A House Democratic leader said a U.S. deficit-cutting agreement can’t include the extension of Bush-era tax cuts, while an influential Republican said his House colleagues won’t back a deal calling for new tax revenue.
The disagreement underscores the crux of the problem facing a congressional panel seeking to meet a Nov. 23 deadline to trim at least $1.2 trillion from the deficit over the next decade.
Representative Jim Jordan, head of the Republican Study Committee, which pushes for deeper spending cuts, said any deficit-cutting proposal that includes a tax increase is unlikely to clear a majority of the House’s Republicans.
Representative James Clyburn, a Democratic member of the supercommittee, said if Republicans demand an extension of the tax cuts won by President George W. Bush in 2001 and 2003 the chances of an agreement are dim.
“It would be difficult” to win passage of a supercommittee plan that includes more taxes, said Jordan, of Ohio, on Bloomberg Television’s “Political Capital with Al Hunt,” airing this weekend.
“If it’s a net tax increase, this is the most fundamental principle within the Republican Party,” Jordan said. “This is a sacred trust I think we as Republicans have with voters.”
As members of the bipartisan supercommittee negotiate over possible spending cuts and revenue increases, for which some Republicans have voiced support, Jordan said it’s “anyone’s guess” whether the group will agree on a proposal.
‘Big’ Deal Unlikely
“The word is today that they may not get to some kind of agreement,” Jordan said in the interview, taped yesterday. “What I’m most concerned about, though, is we should not have any type of tax increase in this proposal. The last thing we need for our economy is to increase the tax burden on job-creators.”
Clyburn, in a separate “Political Capital” interview airing on the same program, said a large deal approaching $4 trillion isn’t likely.
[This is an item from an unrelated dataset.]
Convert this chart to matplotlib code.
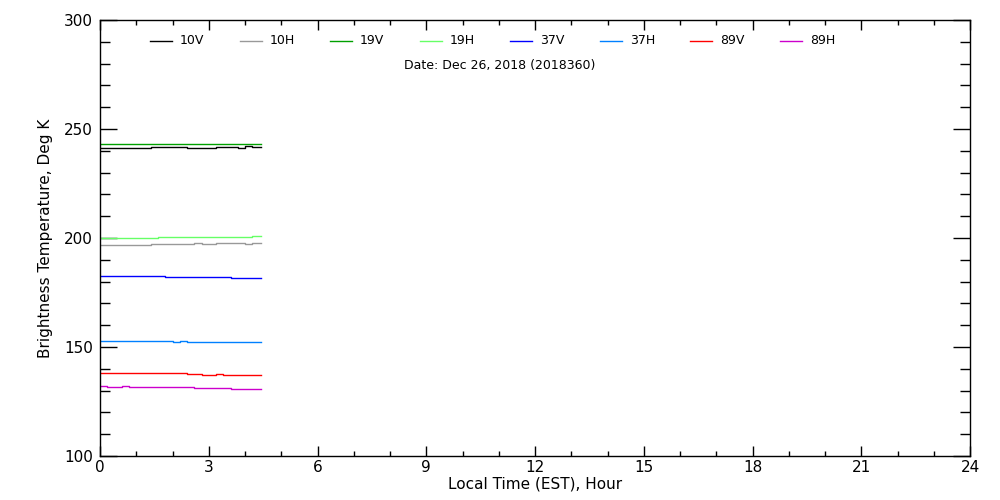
import matplotlib
matplotlib.use("Agg")
import matplotlib.pyplot as plt
from matplotlib.lines import Line2D
from matplotlib.ticker import MultipleLocator

# ---- data (hours, Kelvin) ----
hours = [0.0, 0.2, 0.4, 0.6, 0.8, 1.0, 1.2, 1.4, 1.6, 1.8, 2.0, 2.2,
         2.4, 2.6, 2.8, 3.0, 3.2, 3.4, 3.6, 3.8, 4.0, 4.2, 4.43]

tb_10v = [241.1, 241.2, 241.5, 241.3, 241.5, 241.2, 241.4, 241.6, 241.6, 241.6, 241.6, 241.6,
          241.5, 241.2, 241.4, 241.3, 241.6, 241.6, 241.6, 241.5, 242.1, 241.6, 241.6]
tb_10h = [196.9, 196.6, 196.7, 196.9, 196.8, 196.8, 197.0, 197.1, 197.1, 197.2, 197.2, 197.2,
          197.3, 197.5, 197.2, 197.4, 197.5, 197.6, 197.6, 197.7, 197.4, 197.6, 197.9]
tb_19v = [243.1, 243.1, 243.1, 243.1, 243.1, 243.1, 243.1, 243.1, 243.1, 243.1, 243.1, 243.1,
          243.1, 243.1, 243.1, 243.1, 243.1, 243.1, 243.1, 243.1, 243.1, 243.1, 243.1]
tb_19h = [199.9, 199.9, 199.9, 199.9, 199.9, 199.9, 199.9, 199.9, 200.5, 200.5, 200.5, 200.5,
          200.5, 200.5, 200.5, 200.5, 200.5, 200.5, 200.5, 200.5, 200.5, 200.9, 200.9]
tb_37v = [182.6, 182.6, 182.6, 182.6, 182.6, 182.6, 182.6, 182.6, 182.6, 182.1, 182.1, 182.1,
          182.1, 182.1, 182.1, 182.1, 182.1, 182.1, 181.5, 181.5, 181.5, 181.5, 181.5]
tb_37h = [152.6, 152.6, 152.6, 152.6, 152.6, 152.6, 152.6, 152.6, 152.6, 152.6, 152.2, 152.6,
          152.2, 152.4, 152.2, 152.2, 152.2, 152.2, 152.2, 152.2, 152.2, 152.2, 152.2]
tb_89v = [137.9, 137.9, 137.9, 137.9, 137.9, 137.9, 137.9, 137.9, 137.9, 137.9, 137.9, 137.9,
          137.5, 137.5, 137.3, 137.2, 137.5, 137.0, 137.0, 137.0, 137.0, 137.0, 137.0]
tb_89h = [131.9, 131.5, 131.5, 131.9, 131.5, 131.5, 131.5, 131.5, 131.5, 131.5, 131.5, 131.5,
          131.5, 131.3, 131.0, 131.0, 131.0, 131.0, 130.6, 130.6, 130.6, 130.6, 130.6]

channels = ["10V", "10H", "19V", "19H", "37V", "37H", "89V", "89H"]
colors = ["#000000", "#999999", "#00a000", "#66ff66", "#0000ff", "#0080ff", "#ff0000", "#cc00cc"]
series = [tb_10v, tb_10h, tb_19v, tb_19h, tb_37v, tb_37h, tb_89v, tb_89h]
date_text = "Date: Dec 26, 2018 (2018360)"

plt.rcParams['font.family'] = ['DejaVu Sans']

fig = plt.figure(figsize=(10, 5), dpi=100)
ax = fig.add_axes([0.100, 0.088, 0.870, 0.872])

for vals, col in zip(series, colors):
    ax.plot(hours, vals, color=col, lw=1.0, drawstyle='steps-post')

ax.set_xlim(0, 24)
ax.set_ylim(100, 300)
ax.xaxis.set_major_locator(MultipleLocator(3))
ax.xaxis.set_minor_locator(MultipleLocator(1))
ax.yaxis.set_major_locator(MultipleLocator(50))
ax.yaxis.set_minor_locator(MultipleLocator(10))
px = 0.72
ax.tick_params(axis='x', which='major', direction='in', length=10 * px, width=1, top=True,
               labelsize=11, pad=3)
ax.tick_params(axis='x', which='minor', direction='in', length=5 * px, width=1, top=True)
ax.tick_params(axis='y', which='major', direction='in', length=17 * px, width=1, right=True,
               labelsize=11, pad=5)
ax.tick_params(axis='y', which='minor', direction='in', length=10 * px, width=1, right=True)
for s in ax.spines.values():
    s.set_linewidth(1)

ax.set_xlabel("Local Time (EST), Hour", fontsize=11, labelpad=1)
ax.set_ylabel("Brightness Temperature, Deg K", fontsize=11, labelpad=8)

# legend row drawn in figure pixel space
x0, dx = 150, 90
for i, (name, col) in enumerate(zip(channels, colors)):
    xl = x0 + i * dx
    fig.add_artist(Line2D([xl / 1000, (xl + 22) / 1000], [1 - 41 / 500] * 2,
                          color=col, lw=1.0, transform=fig.transFigure))
    fig.text((xl + 30) / 1000, 1 - 41 / 500, name, fontsize=9, va='center', ha='left')
fig.text(0.5, 1 - 65 / 500, date_text, fontsize=9, ha='center', va='center')

fig.savefig("out.png", dpi=100, facecolor='white')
He said he sees a chance of a smaller package as long as Republicans agree to revenue increases.
“I’ve kind of given up on big and bold, but I’m never going to give up on balance,” said Clyburn, of South Carolina.
If Republicans insist on extending Bush tax cuts for the wealthy “then we probably won’t get a deal,” he said.
Clyburn, the third-ranking House Democrat, said he hopes President Barack Obama won’t relent as he did last year and allow the tax cuts of his predecessor to continue again.
“I have no idea whether he will or not,” Clyburn said. “I hold out hope that the president will hold fast.”
Obama, winding up his nine-day trip to Pacific Rim nations, hasn’t been in contact with congressional leaders on the supercommittee talks, according to spokesman Jay Carney. Carney said the president has been in “regular contact with his staff in Washington, including those who are monitoring” the deficit-reduction talks.
Republicans on the supercommittee have offered to increase tax revenue by $300 billion, which was seen by some lawmakers as a breakthrough given the party’s resistance to higher taxes.
Democrats are pushing for a larger increase in tax revenue, while Republicans want the plan to tackle long-term growth in spending on Medicare and other federal entitlement programs, creating an 11th-hour deadlock in talks.
Failure by Congress to enact a plan by year’s end that would cut at least $1.2 trillion over the next decade would force that amount in automatic spending cuts beginning in 2013.
Jordan said he’s not persuaded by several previous bipartisan proposals for deficit reduction, including one by the chairmen of Obama’s Simpson-Bowles fiscal commission and one by a group of six senators, which called for a mix of revenue increases and spending cuts.
“The taxes always get raised, and the spending cuts never happen,” he said. “Americans aren’t going to go for this. They say, ‘We are tired of these games, we don’t trust them to come through with the spending cuts.’”
Bush Tax Cuts
Republicans would be open to a proposal by Obama to expand a payroll tax break set to expire at the end of the year to foster job growth, Jordan said.
“If that’s part of a tax package that doesn’t increase the overall burden, I think you could get Republicans to look at it,” he said.
Jordan said he’s confident Republicans will prevail in efforts to extend the tax cuts enacted under President George W. Bush, which are set to expire at the end of 2012.
“We kept them in place just a year ago when Democrats controlled all of government and we got the president to go along,” he said.
Obama relented and allowed the Bush tax cuts to continue last year, Jordan noted, and if Republicans gain full control of the government next year they will support an extension.
The 2012 elections will likely result in Republicans keeping the House majority won last year and winning control of the Senate, he said. He also hopes to see a Republican in the White House, defeating Obama’s bid for re-election.
“And then I’m confident we can extend the Bush tax cuts,” he said. “Some of those have been in place for 11 years. That is tax policy.”